Dia juga enggan mengomentari dukungan sejumlah pihak kepadanya untuk maju sebagai bacapres pada Pemilu 2024. Budiman Sudjatmiko mengaku sudah menyampaikan sikapnya terkait pencalonan tersebut. Hal itu sudah dia tegaskan dalam Rapat Kerja Nasional PDIP bahwa masalah capres merupakan hak prerogatif ketua umum.
"Lagi pula saya tidak terlalu antusias untuk bicara rutinitas ganti presiden, seperti yang dikatakan juga oleh Bu Mega (Ketua Umum PDIP Megawati Soekarnoputri), yang dibutuhkan Indonesia adalah pemimpin," katanya menegaskan.
Budiman mengatakan saat sekarang yang harus tumbuh adalah kualifikasi-kualifikasi pemimpin seperti apa yang dibutuhkan untuk memimpin Indonesia ke depan.
Menurut dia, kualifikasi pemimpin ada dua jalan, yakni aspek kuantitatif dan aspek kualitatif.
"Nah menurut saya, yang terlalu heavy, terlalu berat, sekarang banyak orang ngomong kuantitatifnya ya, yang kualitatifnya kurang.
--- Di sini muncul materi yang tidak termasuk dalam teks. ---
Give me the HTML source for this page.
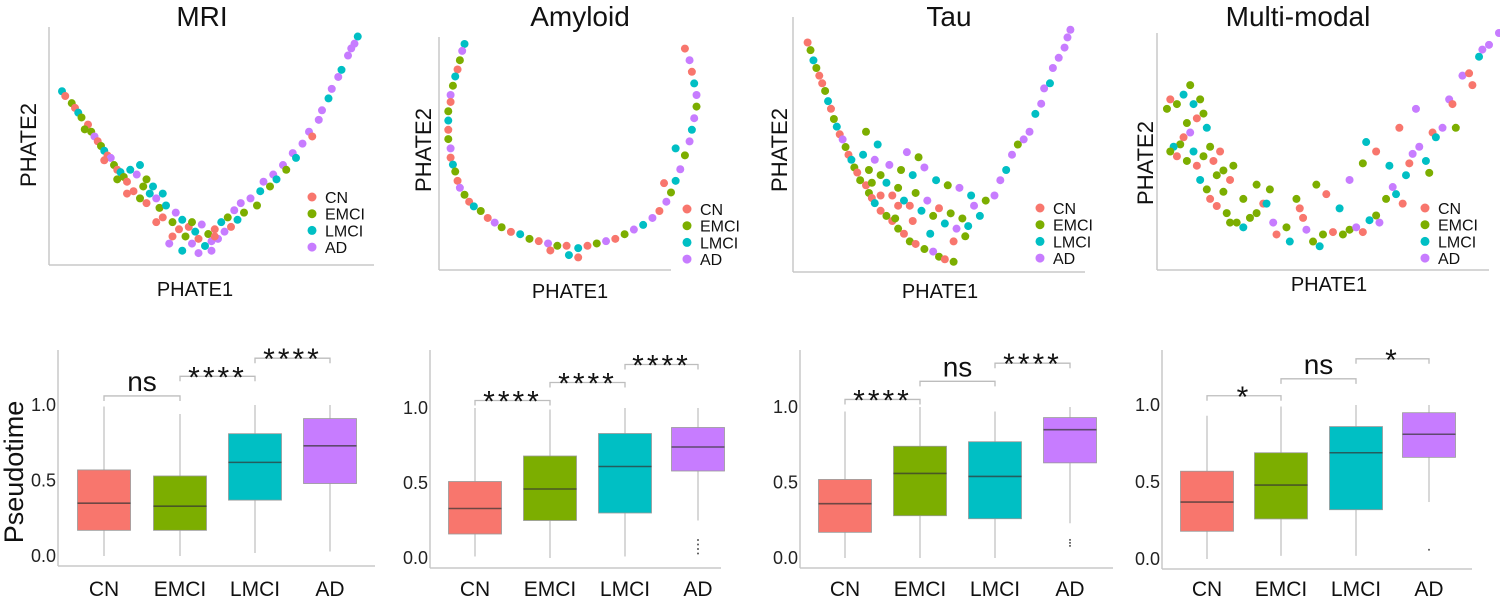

Indonesia mau dibawa ke mana setelah jadi pemimpin itu jarang terbicarakan," ujar pria asli Cilacap itu.
Dalam hal ini, dia mengibaratkan presiden sebagai seorang sopir, sedangkan Indonesia merupakan bus yang akan dibawa. Menurut dia, yang terjadi saat ini membicarakan siapa sopirnya, tetapi tidak pernah dibicarakan bus yang akan dikemudikannya itu mau dibawa ke mana.
"Jadi, saya tidak terlalu tertarik bicara sopir. Saya lebih tertarik bus Indonesia ini mau dibawa tujuannya ke mana," ucapnya menegaskan.
Budiman mengaku tidak menganggap serius jika saat sekarang orang-orang meneriakkan "ini jadi sopirnya" atau "itu jadi sopirnya".
Dia menyayangkan dalam waktu dua tahun yang masih tersisa ini, sudah meneriakkan siapa yang akan menjadi presiden ke depan. "Padahal, kita belum menentukan bus itu mau ke mana, perjalanan dua jam lagi, kita belum menentukan mau pergi ke mana, kita sudah ributkan sopirnya," imbuh Budiman.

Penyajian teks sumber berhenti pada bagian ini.